The solution lies in eliminating the Glue library and using pure PySpark. This possibility is not marketed, nor is it extensively documented, but as Glue Jobs run on Spark it is quickly done. An example would look like the following snippet:
from awsglue.context import GlueContext
from pyspark.context import SparkContext
from pyspark.sql import SparkSession
spark_session = SparkSession.builder \
  .appName(“job_name”) \
  .getOrCreate()

df = spark_session.sql(“SELECT value FROM table”)

df.write.mode(“overwrite”).format(“parquet”).save(“s3://target/table/”)

 

Gone are the specific Glue library methods. What you now have is a standard PySpark job that makes use of the Glue Data catalog to read data. This job is portable, can be developed without a development endpoint and put into a test-harness. The world is right again. But for what we have gained, we have sacrificed something else.

Limitations & conclusion

Removing the Glue library inevitably means that we forego the convenience it brings. Dynamic dataframes are downright useful, and the Relationalize method that relationalizes nested dataframes has no alternatives in pure PySpark that are as simple to use. Most important, job bookmarking is only possible when you load and transform data using the Glue library. In the past, if you were to use pure PySpark you would also be locked out from using the Glue Data Catalog in your queries, but this has recently been remedied by the AWS Glue team.

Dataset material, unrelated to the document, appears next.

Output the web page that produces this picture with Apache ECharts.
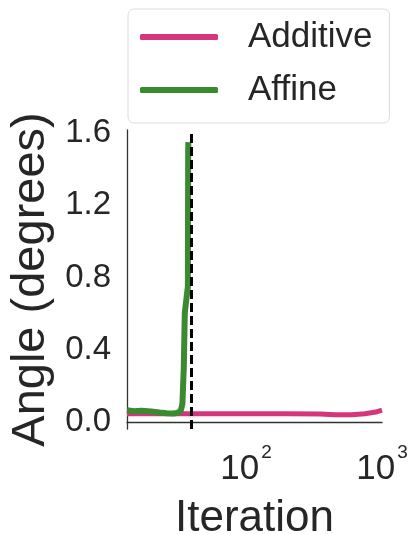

Many developers working on pipelines in production environments might have been scared away from AWS Glue due to the jobs seemingly not being portable or unit-testable. And while that did certainly put us off in the past, it is not a limitation of the service itself. If you are willing to sacrifice some convenience an alternative exists, and it brings out the best in the service: fully managed, serverless, unit-tested and portable pipelines. No magic lost there.